Where the money is concentrated

“Providing the public with accurate, accessible information is a core responsibility of the Clerk’s Office,” Clerk Monica Gordon wrote in the report, which shows there are 108 active TIFs in the city. Ten of those districts each generated more than $35 million in 2024 and together pulled in about $982 million. The Red-Purple Modernization Phase 1 transit TIF was the single largest earner at nearly $298 million. The numbers underscore how much of the incremental tax growth is clustered downtown and along major transit corridors.

Budget windfall, school dollars, and questions

The surge in incremental revenue helped give Mayor Brandon Johnson enough room to declare roughly a $1 billion TIF “surplus.” City officials say about half of that will flow to Chicago Public Schools, with the rest divided among the city and other taxing districts.
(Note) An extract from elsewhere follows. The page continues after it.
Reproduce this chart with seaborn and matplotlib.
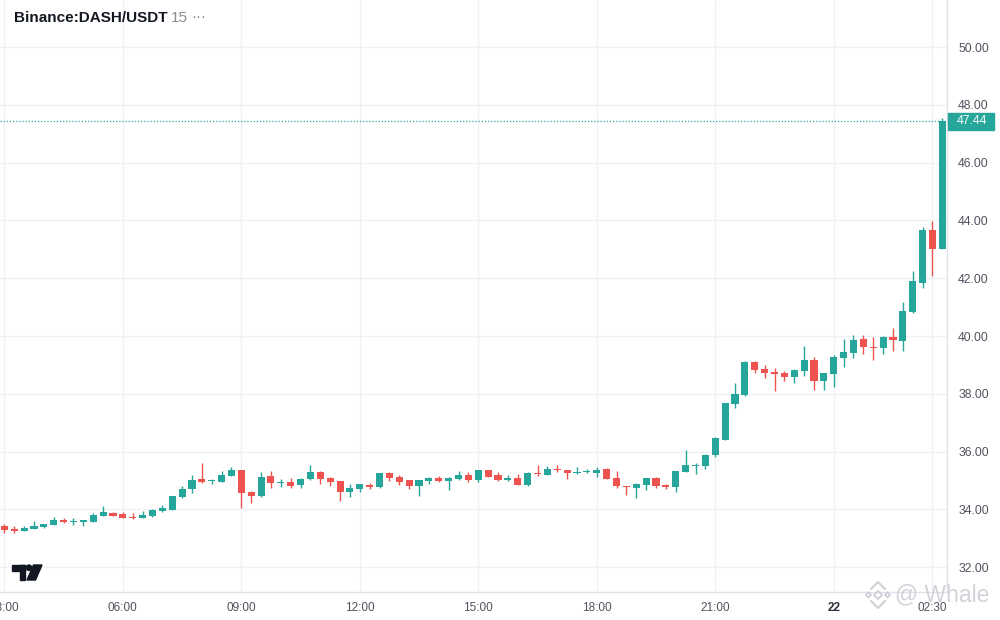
import matplotlib
matplotlib.use("Agg")
import matplotlib.pyplot as plt
import seaborn as sns
import numpy as np
import pandas as pd
from matplotlib.patches import Polygon, Rectangle, Circle

# ---------------- data (15-minute candles, Binance:DASH/USDT) ----------------
opens = [33.43, 33.33, 33.26, 33.32, 33.39, 33.47, 33.63, 33.58, 33.58, 33.56,
         33.77, 33.88, 33.84, 33.74, 33.71, 33.78, 33.94, 33.99, 34.42, 34.72,
         35.05, 34.97, 34.96, 35.17, 35.36, 34.60, 34.47, 35.16, 34.92, 34.95,
         34.86, 35.06, 35.29, 35.09, 34.98, 34.61, 34.72, 34.84, 34.77, 35.26,
         35.12, 35.02, 34.82, 34.99, 35.09, 34.99, 35.06, 35.19, 35.03, 35.36,
         35.19, 35.02, 35.09, 34.84, 35.26, 35.19, 35.40, 35.36, 35.27, 35.31,
         35.26, 35.40, 35.09, 34.81, 34.74, 34.84, 35.09, 34.86, 34.78, 35.29,
         35.50, 35.50, 35.88, 36.40, 37.65, 37.96, 39.10, 38.86, 38.75, 38.72,
         38.58, 38.79, 39.17, 38.45, 38.69, 39.24, 39.41, 39.90, 39.62, 39.59,
         39.97, 39.83, 40.83, 41.83, 43.67, 43.01]
highs = [33.48, 33.41, 33.43, 33.60, 33.49, 33.74, 33.70, 33.70, 33.63, 33.88,
         34.12, 33.91, 33.91, 33.88, 33.94, 34.01, 34.15, 34.46, 34.81, 35.19,
         35.60, 35.05, 35.33, 35.47, 35.36, 34.65, 35.29, 35.33, 35.05, 35.09,
         35.07, 35.54, 35.33, 35.12, 34.98, 34.88, 34.88, 34.91, 35.26, 35.29,
         35.19, 35.02, 35.02, 35.12, 35.16, 35.12, 35.33, 35.29, 35.36, 35.36,
         35.29, 35.19, 35.23, 35.29, 35.54, 35.50, 35.54, 35.36, 35.47, 35.41,
         35.47, 35.43, 35.33, 34.81, 34.91, 35.09, 35.12, 34.88, 35.33, 36.06,
         35.61, 35.92, 36.51, 37.68, 38.37, 39.14, 39.14, 39.00, 38.89, 38.79,
         38.86, 39.65, 39.27, 38.72, 39.34, 39.90, 40.03, 40.03, 39.97, 40.00,
         40.28, 41.18, 42.25, 43.77, 43.98, 47.54]
lows = [33.19, 33.19, 33.26, 33.32, 33.37, 33.47, 33.52, 33.46, 33.44, 33.56,
        33.77, 33.78, 33.71, 33.67, 33.71, 33.75, 33.92, 33.99, 34.39, 34.58,
        34.91, 34.89, 34.94, 35.17, 34.06, 34.23, 34.44, 34.75, 34.79, 34.75,
        34.74, 35.03, 34.89, 34.82, 34.30, 34.44, 34.61, 34.72, 34.74, 34.99,
        34.86, 34.72, 34.47, 34.89, 34.93, 34.68, 35.03, 34.96, 34.93, 35.12,
        34.98, 34.98, 34.84, 34.82, 35.17, 35.19, 35.29, 35.05, 35.22, 35.26,
        35.12, 35.05, 34.74, 34.50, 34.41, 34.67, 34.75, 34.72, 34.60, 35.29,
        35.23, 35.40, 35.81, 36.40, 37.51, 37.92, 38.72, 38.55, 38.10, 38.44,
        38.37, 38.62, 38.13, 38.13, 38.25, 38.93, 39.24, 39.38, 39.17, 39.38,
        39.48, 39.48, 40.80, 41.66, 42.08, 43.01]
closes = [33.29, 33.26, 33.36, 33.43, 33.49, 33.63, 33.55, 33.61, 33.63, 33.81,
          33.91, 33.78, 33.71, 33.70, 33.81, 33.98, 34.05, 34.46, 34.71, 35.02,
          34.96, 35.03, 35.19, 35.36, 34.58, 34.47, 35.12, 34.92, 34.96, 34.82,
          35.05, 35.29, 35.04, 34.93, 34.61, 34.74, 34.88, 34.77, 35.26, 35.09,
          34.95, 34.82, 35.02, 35.09, 34.99, 35.09, 35.19, 35.02, 35.36, 35.12,
          35.02, 35.09, 34.84, 35.26, 35.23, 35.40, 35.36, 35.26, 35.31, 35.34,
          35.36, 35.05, 34.81, 34.77, 34.88, 35.09, 34.81, 34.78, 35.33, 35.54,
          35.54, 35.88, 36.47, 37.68, 37.99, 39.10, 38.82, 38.72, 38.69, 38.58,
          38.82, 39.17, 38.45, 38.72, 39.27, 39.45, 39.86, 39.62, 39.59, 39.97,
          39.86, 40.87, 41.90, 43.67, 43.01, 47.44]

# x tick labels (candle index where each label sits)
tick_pos = [0, 12, 24, 36, 48, 60, 72, 84, 94]
tick_labels = ["03:00", "06:00", "09:00", "12:00", "15:00", "18:00", "21:00", "22", "02:30"]
price_ticks = [32, 34, 36, 38, 40, 42, 44, 46, 48, 50]
last_price = 47.44

UP = "#26a69a"
DOWN = "#ef5350"
GRID = "#f0f1f4"
TEXT = "#50535e"

df = pd.DataFrame({"open": opens, "high": highs, "low": lows, "close": closes})
df["idx"] = np.arange(len(df))
df["up"] = df["close"] >= df["open"]
df["color"] = np.where(df["up"], UP, DOWN)
df["bottom"] = df[["open", "close"]].min(axis=1)
df["height"] = (df["close"] - df["open"]).abs().clip(lower=0.03)

# ---------------- figure ----------------
sns.set_theme(style="white")
plt.rcParams["font.family"] = ["Liberation Sans", "DejaVu Sans"]

W, H = 1000, 620
fig = plt.figure(figsize=(10, 6.2), dpi=100)
ax = fig.add_axes([0.0, 28 / H, 947 / W, 592 / H])

# wicks
ax.vlines(df["idx"], df["low"], df["high"], colors=df["color"], linewidth=1.0, zorder=3)
# bodies
ax.bar(df["idx"], df["height"], bottom=df["bottom"], width=0.72,
       color=df["color"], edgecolor="none", zorder=4)

ax.set_xlim(-0.44, 95.47)
ax.set_ylim(31.14, 51.63)

# grid
ax.set_xticks(tick_pos)
ax.set_yticks(price_ticks)
ax.grid(True, color=GRID, linewidth=1.0, zorder=0)
ax.set_axisbelow(True)

ax.yaxis.set_ticks_position("right")
ax.set_yticklabels([f"{v:.2f}" for v in price_ticks])
ax.tick_params(axis="y", length=0, pad=8, labelsize=8.8, labelcolor=TEXT)
ax.set_xticklabels(tick_labels)
ax.tick_params(axis="x", length=0, pad=7, labelsize=8.5, labelcolor=TEXT)
for lbl in ax.get_xticklabels():
    if lbl.get_text() == "22":
        lbl.set_fontweight("bold")
        lbl.set_color("#2a2e39")
for lbl in ax.get_yticklabels():
    lbl.set_horizontalalignment("left")

for side in ["top", "left"]:
    ax.spines[side].set_visible(False)
ax.spines["bottom"].set_color("#e0e3eb")
ax.spines["right"].set_color("#e0e3eb")
ax.spines["bottom"].set_linewidth(1.0)
ax.spines["right"].set_linewidth(1.0)

# last price line
ax.axhline(last_price, color=UP, linewidth=0.9, linestyle=(0, (1, 1.5)), zorder=2)

# ---------------- overlay (price label, title, logos, watermark) ----------------
ov = fig.add_axes([0, 0, 1, 1], facecolor="none")
ov.set_xlim(0, W)
ov.set_ylim(H, 0)
ov.axis("off")

# price label positioned from the data value through the main axes transform
fig.canvas.draw()
py = H - ax.transData.transform((0, last_price))[1]
ov.add_patch(Rectangle((947.5, py - 8.5), 46, 17, color=UP, zorder=10))
ov.text(957, py, f"{last_price:.2f}", fontsize=8.8, color="white",
        va="center", ha="left", zorder=11)

ov.text(14, 18, "Binance:DASH/USDT", fontsize=11, fontweight="bold",
        color="#131722", va="center", ha="left")
ov.text(171, 18, "15", fontsize=11, color="#8a8d97", va="center", ha="left")
ov.text(191, 17, "\u00b7\u00b7\u00b7", fontsize=11, color="#8a8d97", va="center", ha="left")

# TradingView logo
dark = "#131722"
ov.add_patch(Rectangle((12, 565), 13, 5.5, color=dark))
ov.add_patch(Rectangle((19.5, 565), 5.5, 15, color=dark))
ov.add_patch(Circle((29, 567.7), 2.7, color=dark))
ov.add_patch(Polygon([(33.5, 565), (42, 565), (35.5, 580), (27, 580)], closed=True, color=dark))

# watermark (Binance-style mark + handle)
wm = "#c9ccd3"
cx, cy = 878, 595
def diamond(x, y, r, lw=1.4):
    ov.add_patch(Polygon([(x, y - r), (x + r, y), (x, y + r), (x - r, y)],
                         closed=True, fill=False, edgecolor=wm, linewidth=lw, alpha=0.85))
diamond(cx, cy, 4)
diamond(cx - 9.5, cy, 2.5)
diamond(cx + 9.5, cy, 2.5)
ov.plot([cx - 7, cx, cx + 7], [cy - 6, cy - 13, cy - 6], color=wm, lw=1.6, alpha=0.85)
ov.plot([cx - 7, cx, cx + 7], [cy + 6, cy + 13, cy + 6], color=wm, lw=1.6, alpha=0.85)
ov.text(895, 595, "@ Whale", fontsize=16.5, color=wm, alpha=0.85, va="center", ha="left")

fig.savefig("out.png", dpi=100)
The Civic Federation has warned that TIFs were never meant to provide ongoing operating revenue and has cautioned that leaning on big surpluses could prove risky as more districts begin to sunset.

Critics: redevelopment tool or shadow budget?

Critics and watchdogs say the current setup lets TIFs function like a “stealth property tax” that funnels benefits to higher-value areas of the city instead of focusing on blight removal and neighborhood-scale projects. That critique has been laid out in detail by the Chicago Sun-Times. Reform advocates argue the city should tighten the rules so TIF dollars are steered toward long-term capital investments rather than used to plug recurring operating costs.

What comes next

The City Council still has to finalize its budget votes and lock in exactly how any declared surplus will be split. Late-season moves on the budget set aside a roughly $1 billion surplus that boosts CPS’s expected TIF share, according to Chalkbeat. Expect alderpeople, school leaders, and neighborhood advocates to keep pressing the mayor’s office on whether Chicago needs more permanent policy changes to realign TIF money with the redevelopment goals that created the program in the first place.